We have been taught to plan our work, and then work our plan. That approach sounds reasonable, but it leads to failure without taking more essential steps before we plan our work. Most of us start with planning our work or start planning our tasks. I have a few phone calls to return – we list those. I need to make these marketing pieces or put a sign or lockbox up at my new listing today. The truly productive individual starts at the opposite end from where most people begin. They start by working to determine where their time actually goes. They don't begin by planning – they begin by exploring where their resource of time goes. Once they know where their time goes, then they work at managing the time to increase the amount of time in DIPA (Direct Income Producing Activities) activities.
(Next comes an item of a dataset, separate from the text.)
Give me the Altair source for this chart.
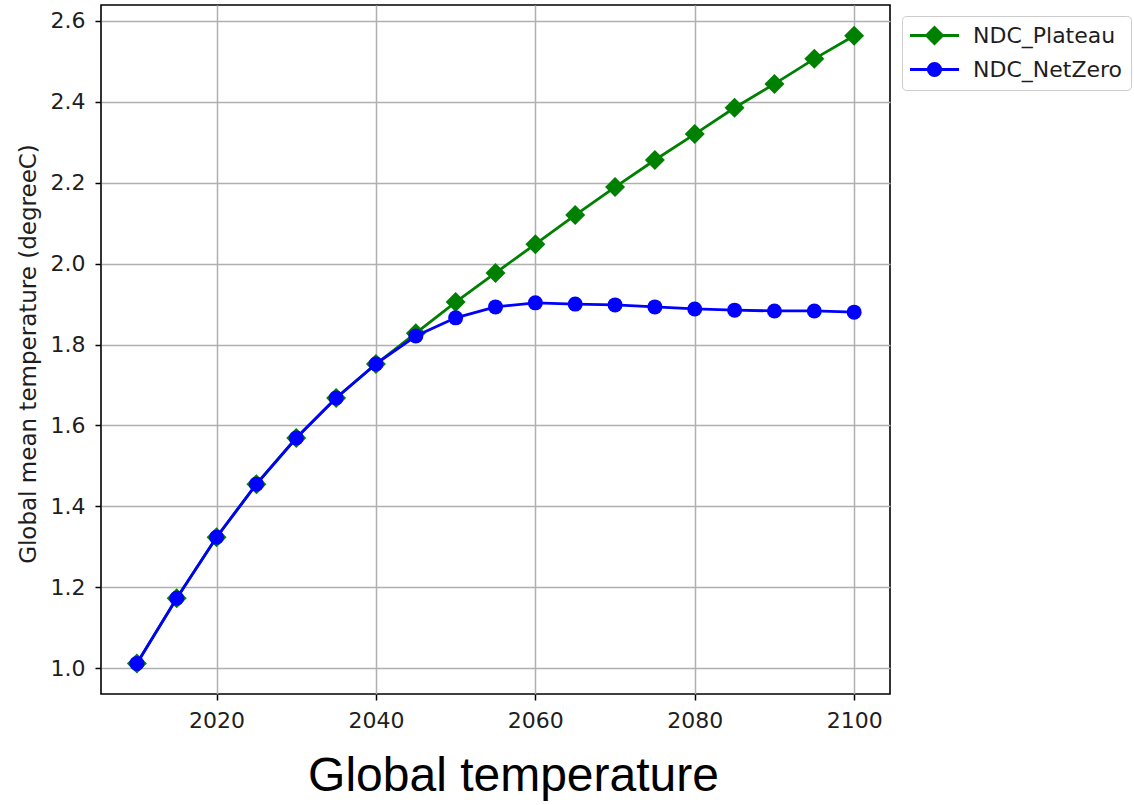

They focus on lowering the PSA (Production Supporting Activities) that they do in their business, and then they work to increase and compartmentalize their discretionary time in the largest amounts possible. These blocks of discretionary time are grouped together, so the individual achieves the largest value from their time invested in personal enjoyment. This whole process starts with recording their time. There is really a 3-step process to this:

  1. Recording your time
  2. Managing your time
  3. Consolidating your time

The most successful people acknowledge that time is the limiting factor to their greater success. The limits of anything in life are determined by the most valuable and scarcest resource. In achieving greater success in life, that scarce resource is time.

I talk about the four probabilities of success being knowledge, skill, attitude and activities. The ratio at which we increase any of those four is in direct relation to our success. To be able to increase any of those four takes one thing – time.

We must have more time to increase our knowledge. We must have more time to practice to increase our skills. We must have time to increase the activities we do that generate a higher probability of income. Changing our attitude takes time invested in thinking, planning, reading books, listening to motivational CDs, and attending seminars. This all takes a greater control of our time than before. The scarcest resource in life is time.

Time is the great equalizer of life. As a resource, it is unique unto itself. We all possess the same amount of it. With all other resources, we have unequal amounts. Some of us have more money, more skills, greater knowledge, more energy, or even better looks. We all have exactly the same amount of time, which makes time unique.

The other unique characteristic of time is it doesn't follow one of the tenants of the law of supply and demand. One of the key tenants of the law of supply and demand is that when the demand goes up to a high level, the supply will increase to meet the demand. When Ford comes out with a home run of a car like the Explorer, when the demand for Explorers is significantly higher than they can produce, they increase capacity. They increase the supply to meet the demand. Ford goes to around the clock shifts. If that doesn't work, they change out other manufacturing plants they have to build more Explorers. That is the way it is with all resources except time.

We cannot rent, borrow, hire, or buy more time. Even a heightened level of demand will never increase the supply for us. It is also finite and perishable; we can't store it for the future. We are all marching toward the end of our day. The end of our day will come and be gone forever. The path where we marched and what we did is the true value. Time will always be in short supply.

In most resources, there is a substitute. But with time – there is no substitute. We can substitute more knowledge to achieve a greater result. With the greater knowledge, we can accomplish a more significant result. A Sales Person with a solid sales process and sales skills can create a higher rate of return than a less skilled individual.

We can substitute money or capital for labor. Most Real Estate Agents understand this one well. They spend a fortune on marketing to avoid the labor of prospecting. In the end, there is not substitute for time.